When the designated time arrived, Harry was fully prepared to experience what a glass of water must feel like. Unfortunately, he was knocked the ground by a lurch as the engine engaged, and was knocked unconscious for the duration of the insertion. When he came to, he was disappointed to find that he had missed it. He was also surprised to find out that the pilots were incredibly surprised that they had made it through alive. When he asked one of them why they were so surprised, he was informed that the Petrescu engine had a 50-50 chance of killing everyone on board. The entire flight crew had been selected from criminals awaiting execution for thought crimes, and they had figured that at least, if the engines had killed them, it would have been a faster death than the ones they faced back on earth.
It took only a few hours after that to get into orbit around Aldebaran 5. The plan was for the ship to slowly lower itself through the atmosphere and then finally land on firm ground and proceed to fall apart. Harry was informed that this falling apart would be fine, that the colony ship was, in fact, simply going to become their new city. The ship had been in many pieces in the first place, so Harry wasn’t too concerned about it. Certainly the bank had taken every possible failure point into account.
The landing passed by rather uneventfully, and Harry was pleasantly surprised by how slow and relaxed the ship seemed to fall apart. He was in his own quarters at the time, and as the ship fell apart, he noticed that a new door had opened off his living room that led into what was obviously his new office. It seemed that someone had taken the time to move his equipment from his office on earth into this one. Even his over-sized, cartoon-style model of the human foot was there, and Harry was happy someone had actually remembered it, even though he had completely forgotten about those details himself.

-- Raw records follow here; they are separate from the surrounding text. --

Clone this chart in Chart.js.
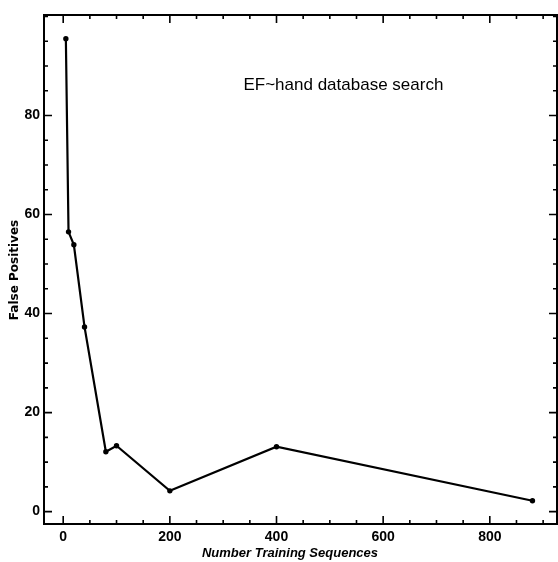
<!DOCTYPE html>
<html>
<head>
<meta charset="utf-8">
<script src="https://cdn.jsdelivr.net/npm/chart.js@4.4.1/dist/chart.umd.min.js"></script>
<style>
html,body{margin:0;padding:0;background:#fff;}
#wrap{width:558px;height:562px;position:relative;}
</style>
</head>
<body>
<div id="wrap"><canvas id="c" width="558" height="562"></canvas></div>
<script>
const trainingSizes = [5, 10, 20, 40, 80, 100, 200, 400, 880];
const falsePositives = [95.5, 56.5, 53.9, 37.3, 12.1, 13.3, 4.2, 13.1, 2.2];
const xTickLabels = [0, 200, 400, 600, 800];
const yTickLabels = [0, 20, 40, 60, 80];
const xMinorStep = 50;
const yMinorStep = 5;
const chartTitle = 'EF~hand database search';
const xTitle = 'Number Training Sequences';
const yTitle = 'False Positives';

const framePlugin = {
  id: 'frame',
  afterDraw(chart) {
    const {ctx, chartArea: a, scales: {x, y}} = chart;
    ctx.save();
    ctx.strokeStyle = '#000';
    ctx.lineWidth = 2;
    ctx.strokeRect(a.left, a.top, a.right - a.left, a.bottom - a.top);
    ctx.lineWidth = 1.6;
    ctx.beginPath();
    for (let v = Math.ceil(x.min / xMinorStep) * xMinorStep; v <= x.max; v += xMinorStep) {
      const px = x.getPixelForValue(v);
      const len = xTickLabels.includes(v) ? 8 : 4;
      ctx.moveTo(px, a.bottom); ctx.lineTo(px, a.bottom - len);
      ctx.moveTo(px, a.top); ctx.lineTo(px, a.top + len);
    }
    for (let v = Math.ceil(y.min / yMinorStep) * yMinorStep; v <= y.max; v += yMinorStep) {
      const py = y.getPixelForValue(v);
      const len = yTickLabels.includes(v) ? 8 : 4;
      ctx.moveTo(a.left, py); ctx.lineTo(a.left + len, py);
      ctx.moveTo(a.right, py); ctx.lineTo(a.right - len, py);
    }
    ctx.stroke();
    // in-plot title
    ctx.fillStyle = '#000';
    ctx.font = '17px "Liberation Sans", Arial, sans-serif';
    ctx.textAlign = 'left';
    ctx.textBaseline = 'middle';
    ctx.fillText(chartTitle, x.getPixelForValue(338), y.getPixelForValue(86));
    // axis titles
    ctx.font = 'bold italic 13px "Liberation Sans", Arial, sans-serif';
    ctx.textAlign = 'center';
    ctx.fillText(xTitle, 290, 553);
    ctx.save();
    ctx.translate(15, 270);
    ctx.rotate(-Math.PI / 2);
    ctx.font = 'bold 12px "DejaVu Sans", sans-serif';
    ctx.fillText(yTitle, 0, 0);
    ctx.restore();
    ctx.restore();
  }
};

new Chart(document.getElementById('c'), {
  type: 'scatter',
  data: {
    datasets: [{
      data: trainingSizes.map((v, i) => ({x: v, y: falsePositives[i]})),
      showLine: true,
      borderColor: '#000',
      backgroundColor: '#000',
      borderWidth: 2.2,
      pointRadius: 1.6,
      pointHoverRadius: 1.6,
      tension: 0
    }]
  },
  options: {
    responsive: false,
    animation: false,
    events: [],
    layout: {autoPadding: false, padding: {top: 15, right: 1, left: 0, bottom: 0}},
    plugins: {legend: {display: false}, tooltip: {enabled: false}, title: {display: false}},
    scales: {
      x: {
        type: 'linear',
        min: -36,
        max: 926,
        grid: {display: false, drawTicks: false},
        border: {display: false},
        afterBuildTicks: s => { s.ticks = xTickLabels.map(v => ({value: v})); },
        afterFit: s => { s.height = 38; s.paddingLeft = 0; s.paddingRight = 0; },
        ticks: {color: '#000', padding: 5, maxRotation: 0, font: {size: 14, weight: 'bold', family: '"Liberation Sans", Arial, sans-serif'}}
      },
      y: {
        type: 'linear',
        min: -2.5,
        max: 100.3,
        grid: {display: false, drawTicks: false},
        border: {display: false},
        afterBuildTicks: s => { s.ticks = yTickLabels.map(v => ({value: v})); },
        afterFit: s => { s.width = 44; s.paddingTop = 0; s.paddingBottom = 0; },
        ticks: {color: '#000', padding: 4, font: {size: 14, weight: 'bold', family: '"Liberation Sans", Arial, sans-serif'}}
      }
    }
  },
  plugins: [framePlugin]
});
</script>
</body>
</html>
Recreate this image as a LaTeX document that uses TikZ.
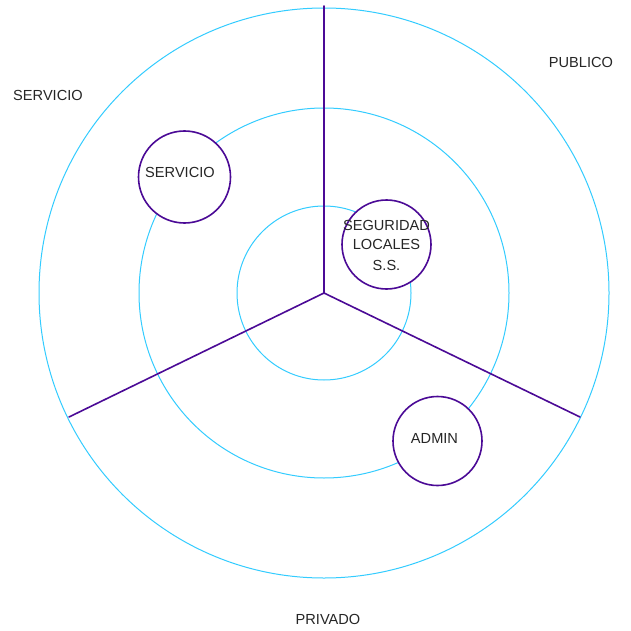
\documentclass[tikz,border=0pt]{standalone}
\usepackage{fontspec}
\setmainfont{Liberation Sans}
\usetikzlibrary{positioning}
\definecolor{ringcol}{RGB}{51,204,255}
\definecolor{zonecol}{RGB}{75,10,150}
\tikzset{
    lab/.style={
        font=\fontsize{14.6}{19}\selectfont, text=black!85, inner sep=0pt
    }
}

\begin{document}
\begin{tikzpicture}[x=1pt,y=-1pt, line cap=round, line join=round]

% background
\useasboundingbox[fill=white] (0,0) rectangle (630,631);

\tikzset{
  ring/.style={draw=ringcol, line width=1pt},
  spoke/.style={draw=zonecol, line width=1.6pt},
  zone/.style={circle, draw=zonecol, line width=1.6pt, fill=white, inner sep=0pt},
}

% rings
\coordinate (O) at (324,293);
\draw[ring] (O) circle[radius=285pt];
\draw[ring] (O) circle[radius=185pt];
\draw[ring] (O) circle[radius=87pt];

% spokes
\coordinate (T) at (324,6);
\coordinate (L) at (69,417);
\coordinate (R) at (580,417);
\draw[spoke] (O) -- (T);
\draw[spoke] (O) -- (L);
\draw[spoke] (O) -- (R);

% zones
\node[zone, minimum size=92pt] (serv) at (184.5,177) {};
\node[zone, minimum size=89pt] (segu) at (386.5,244.5) {};
\node[zone, minimum size=89pt] (admin) at (437.5,441) {};

% labels
\node[lab] (servtxt) at (180,172) {SERVICIO};
\node[lab, align=center] (segutxt) at (386.5,245.5) {SEGURIDAD\\LOCALES\\[2pt]S.S.};
\node[lab] (admintxt) at (434.5,438) {ADMIN};

\node[lab] (servicio) at (48,95) {SERVICIO};
\node[lab] (publico) at (581,62) {PUBLICO};
\node[lab] (privado) at (328,619) {PRIVADO};

\end{tikzpicture}
\end{document}
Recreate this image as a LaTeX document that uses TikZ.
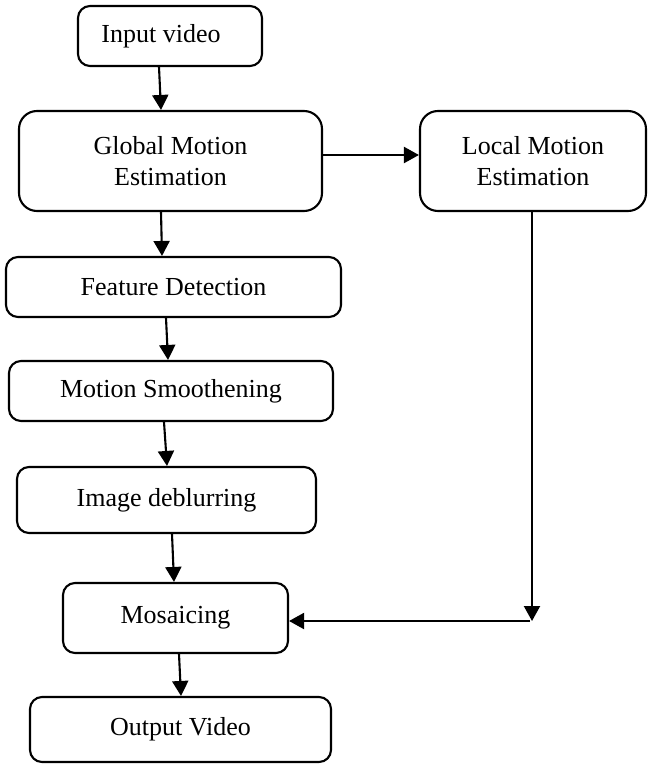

As it turned out, a podiatrist was exactly the person who had needed to be included in the colony. In the first hour alone fifteen people had come to him complaining of foot injuries caused by the local terrain. A person could be walking along what seemed to be flat ground, when suddenly a short spike would shoot out of the ground through the person’s footwear. The spikes were apparently part of an underground plant that responded to vibrations from the surface. Luckily someone had thought to pack a lot of bandages into Harry’s equipment store.
However, it was with great disappointment that Harry discovered that someone had neglected to pack food for any extended period of time. A nutritionist who had also been recruited for the colony was teamed up with a botanist and a toxicologist to examine the local flora and fauna to see if there wasn’t anything native to eat. As it turned out, the underground plant was a perfect source of nutrition, and so the members of the colony proceeded to dig up as much of it as they could.
On the second week of their new colony, Harry began to feel rather ill. Using his diagnostic equipment, he planned to take a quick scan of his abdomen to see if there was anything visibly wrong in his gut. As he turned the scanner on, a short spike drove itself out his stomach and into the scanner’s receiver. It seemed that the plant was not, in fact, any good to eat.